While some babies have been known to sprout teeth early (with the very rare baby born with a tooth or two), most won’t cut that first tooth until the six- or seven-month mark sometimes much later. While some seem to have no discomfort whatsoever, many will show teething symptoms for months before you see a white protrusion, such as:
Can you turn off that tap? Here is where all of those cute (and formerly useless) bibs you’ve been stockpiling come in handy. Related symptoms are a chin rash and little cough from the extra saliva. Gently pat your baby’s face dry as often as you can, but if a rash develops, protect her skin with a dab of petroleum jelly.

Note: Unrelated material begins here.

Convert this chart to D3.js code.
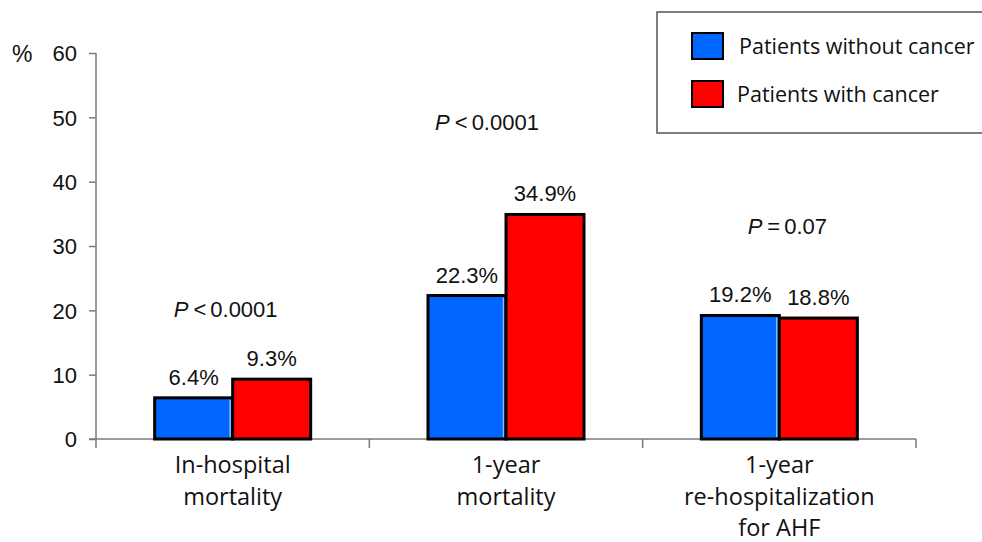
<!DOCTYPE html>
<html>
<head>
<meta charset="utf-8">
<script src="https://cdn.jsdelivr.net/npm/d3@7"></script>
<style>
  html, body { margin: 0; padding: 0; background: #fff; }
  svg { display: block; }
  .num { font-family: 'Liberation Sans', Arimo, Arial, Helvetica, sans-serif; fill: #111; font-size: 22px; }
  .word { font-family: 'Open Sans', Lato, sans-serif; fill: #111; }
</style>
</head>
<body>
<svg id="chart" width="982" height="542"></svg>
<script>
// Outcomes (%) by cancer status
const categories = [
  ["In-hospital", "mortality"],
  ["1-year", "mortality"],
  ["1-year", "re-hospitalization", "for AHF"]
];
const seriesNames = ["Patients without cancer", "Patients with cancer"];
const withoutCancer = [6.4, 22.3, 19.2];
const withCancer = [9.3, 34.9, 18.8];
const pLabels = [["<", "0.0001"], ["<", "0.0001"], ["=", "0.07"]];
const pLevels = [19, 48, 31.9];           // height of each P annotation, in % units
const yTicks = [0, 10, 20, 30, 40, 50, 60];

const colors = ["#0066ff", "#ff0000"];
const svg = d3.select("#chart");

const y = d3.scaleLinear().domain([0, 60]).range([439, 53]);
const catKeys = categories.map((c, i) => i);
const x0 = d3.scaleBand().domain(catKeys).range([96, 916]).paddingInner(0).paddingOuter(0);
const x1 = d3.scaleBand().domain([0, 1]).range([0, x0.bandwidth()]).paddingInner(0).paddingOuter(0.752);

const axisColor = "#7a7a7a";

// y axis
const yAxis = d3.axisLeft(y).tickValues(yTicks).tickSize(7).tickSizeOuter(0).tickPadding(12);
const gy = svg.append("g").attr("transform", "translate(96,0)").call(yAxis);
gy.attr("font-family", null).attr("font-size", null);
gy.select(".domain").remove();
gy.selectAll(".tick line").attr("stroke", axisColor).attr("stroke-width", 1.5);
gy.selectAll(".tick text").attr("class", "num").attr("fill", null).attr("dy", "0.36em");
svg.append("line").attr("x1", 96).attr("x2", 96).attr("y1", y(60)).attr("y2", 448)
  .attr("stroke", axisColor).attr("stroke-width", 1.5);
svg.append("text").attr("class", "num").attr("x", 12).attr("y", 62).style("font-size", "23px").text("%");

// x axis with ticks at category boundaries
svg.append("line").attr("x1", 89).attr("x2", 916).attr("y1", y(0)).attr("y2", y(0))
  .attr("stroke", axisColor).attr("stroke-width", 1.5);
catKeys.forEach(i => {
  const xe = x0(i) + x0.bandwidth();
  svg.append("line").attr("x1", xe).attr("x2", xe).attr("y1", y(0)).attr("y2", 448)
    .attr("stroke", axisColor).attr("stroke-width", 1.5);
});

// bars
const seriesVals = [withoutCancer, withCancer];
const groups = svg.append("g").selectAll("g").data(catKeys).join("g")
  .attr("transform", i => `translate(${x0(i)},0)`);
groups.each(function (i) {
  const g = d3.select(this);
  seriesVals.forEach((vals, s) => {
    const v = vals[i];
    g.append("rect")
      .attr("x", x1(s)).attr("y", y(v))
      .attr("width", x1.bandwidth()).attr("height", y(0) - y(v))
      .attr("fill", colors[s]).attr("stroke", "#000").attr("stroke-width", 3);
    if (s === 0) {
      g.append("line")
        .attr("x1", x1(s) + x1.bandwidth() - 2.5).attr("x2", x1(s) + x1.bandwidth() - 2.5)
        .attr("y1", y(v) + 2).attr("y2", y(0) - 2)
        .attr("stroke", "#8cbcff").attr("stroke-width", 1.5);
    }
    g.append("text").attr("class", "num")
      .attr("x", x1(s) + x1.bandwidth() / 2).attr("y", y(v) - 13)
      .attr("text-anchor", "middle")
      .text(v.toFixed(1) + "%");
  });
});

// P-value annotations
const pOffsets = [-7, -19, 8];
catKeys.forEach(i => {
  const t = svg.append("text").attr("class", "num")
    .attr("x", x0(i) + x0.bandwidth() / 2 + pOffsets[i]).attr("y", y(pLevels[i]))
    .attr("text-anchor", "middle");
  t.append("tspan").attr("font-style", "italic").text("P");
  t.append("tspan").attr("dx", 5).text(pLabels[i][0]);
  t.append("tspan").attr("dx", 4).text(pLabels[i][1]);
});

// category labels
catKeys.forEach(i => {
  const t = svg.append("text").attr("class", "word")
    .attr("text-anchor", "middle")
    .style("font-size", "23.5px");
  categories[i].forEach((line, k) => {
    t.append("tspan").attr("x", x0(i) + x0.bandwidth() / 2).attr("y", 473 + k * 31.5).text(line);
  });
});

// legend
const lg = svg.append("g");
lg.append("rect").attr("x", 657).attr("y", 12).attr("width", 340).attr("height", 121)
  .attr("fill", "#fff").attr("stroke", "#555").attr("stroke-width", 1.5);
seriesNames.forEach((name, s) => {
  const cy = 46 + s * 48;
  lg.append("rect").attr("x", 692).attr("y", cy - 13).attr("width", 31).attr("height", 26)
    .attr("fill", colors[s]).attr("stroke", "#000").attr("stroke-width", 2);
  lg.append("text").attr("class", "word").attr("x", 739 - s * 2).attr("y", cy + 8)
    .style("font-size", "21.5px").text(name);
});
</script>
</body>
</html>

If you notice your little one biting her hand or various objects (like anything in reaching distance, perhaps), it could be from gum irritation.
Before a tooth cuts through, you might notice swelling of the gums that can cause irritability, fussiness and refusal to eat. The good thing is that subsequent teeth (minus the molars) won’t cause as much pain.
Just as your baby starts sleeping through the night, here come those teeth to disrupt your much-anticipated rest. If you’ve started sleep training, all rules need to go out the window when teething time rolls around. Your baby needs comfort now which means you might have to start at square one when she is feeling better.
Sometimes the incoming tooth will cause what looks like a dark blister, which is really bleeding under the gums. Although it might look alarming, a haematoma will generally clear on its own (maybe causing some bleeding when the tooth pops through), but call the doctor if it lasts for over a week. In the meantime, cold compresses can help reduce pain and speed along the process.
Some controversial symptoms include:
While many parents swear that every new tooth is accompanied by a bout of diarrhoea, experts deny any medical connection between the two. Some agree that the extra saliva might cause looser stools, but true diarrhoea warrants a call to the doctor.
Most experts agree that teething doesn’t directly cause colds, but babies might be more susceptible to viruses when they put their hands (along with everything else) in their mouths so often. Not to mention that gum inflammation might compromise their immune systems.
Along the same lines, many mums swear that their babies will run a low-grade fever right before a new tooth erupts. While some pediatricians acknowledge a connection between gum inflammation and a slight fever, treat it as you would under any other circumstance. Keep an eye on the fever and give the doctor a call if it persists for more than three days.
Seeing your baby in obvious pain can be both heartbreaking and exhausting, and you can’t completely alleviate the discomfort. However, mothers have spent centuries concocting homemade remedies for teething, so we now have a fairly successful list of treatments to choose from which doesn’t include brandy on the gums.
A frozen wet washcloth.
Although it’s hard to anticipate what your baby will like or refuse, this is a pretty popular option among the teething set. It’s especially useful for younger babies (like four-month-olds) whose hands are too tiny for bigger teething rings and toys. The numbing cold and gentle pressure might provide the relief your baby needs. (As your baby gets older, a frozen bagel or fruit might do the trick.)
Once upon a time, our parents gave us freezer-chilled, plastic teething rings filled with liquid and floating Mickey Mouse heads. Nowadays there are plenty of safer options, considering an extra-vigorous biter might poke through the plastic and swallow a floater.
BPA Free Plastic Teething Rings are cooled in the fridge to provide a soothing chewing surface for babies.
Try a BPA-free and Phthalate-free silicone teether, which are specially designed to fit baby’s small hands and mouths.
Some babies prefer the extra-hard surface of amber teething necklaces which offer a stylish solution to your baby’s teething problems.
Putting pressure on the inflamed area with a clean finger usually provides soothing relief. It might cause discomfort at first, but most babies soon welcome the rubbing.
Homeopathic teething gels and tablets were popular for a while, but in early 2017 the FDA in America warned parents against using these while they investigated reported adverse reactions. These include seizures in infants and children who were given the products.
If your baby isn’t responding to any natural methods, ask your doctor about pain relievers (especially at nighttime). Be aware that some gum numbing agents can contain aspirin which is to be avoided in children to avoid the risk of contracting Reye’s syndrome, a rare, but potentially fatal syndrome. Keep in mind that while some topical ointments might be safe, they have the danger of numbing your baby’s gag reflex, possibly leading to choking.